Leaning back bends the shooter’s spine, quickly leads to fatigue, and creates some major imbalance issues. This backward leaning posture does not effectively absorb recoil. Since the shooter is already leaning back, recoil pushes them further back with each successive shot. As a result, shots begin to creep north of the target center.
Head and Shoulder Position
No matter which stance you choose, your head should stay mostly upright or tipped only slightly to the side. You want to bring the gun up level with your eye rather than leaning down so your eye meets the gun. The shoulders will be slightly rounded forward, pushing toward your target.
Final Thoughts
A decent shooting stance incorporates all these fundamentals. However, your stance also needs to fit the situation. Different situations may require different shooting stances.
Further, target shooting is a far cry different from defensive shooting. Paper targets don’t shoot back. Fear can send a cocktail of hormones and adrenaline coursing through your entire body in just a few milliseconds. Those chemicals are going to wreak havoc on your shooting technique. (Heck, your body releases a ton of chemicals when you’re just shooting at the range!)

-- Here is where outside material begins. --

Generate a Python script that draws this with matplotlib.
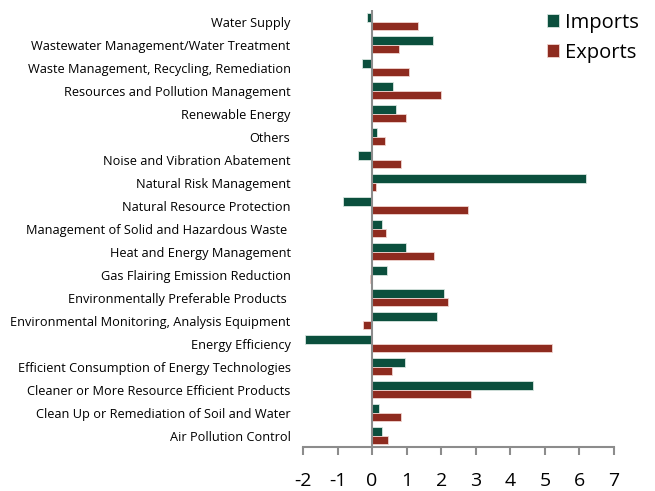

In these situations, your brain can get caught in a fight or flight loop. You want your body to react instinctively when your brain is otherwise occupied. Once you have the basics of your stance figured out, practice it and your other shooting fundamentals. Working basic shooting skills until they become instinct increases your odds of success if you ever need them for self-defense. Drill these basics as if your life depends on it, and then hope it never does.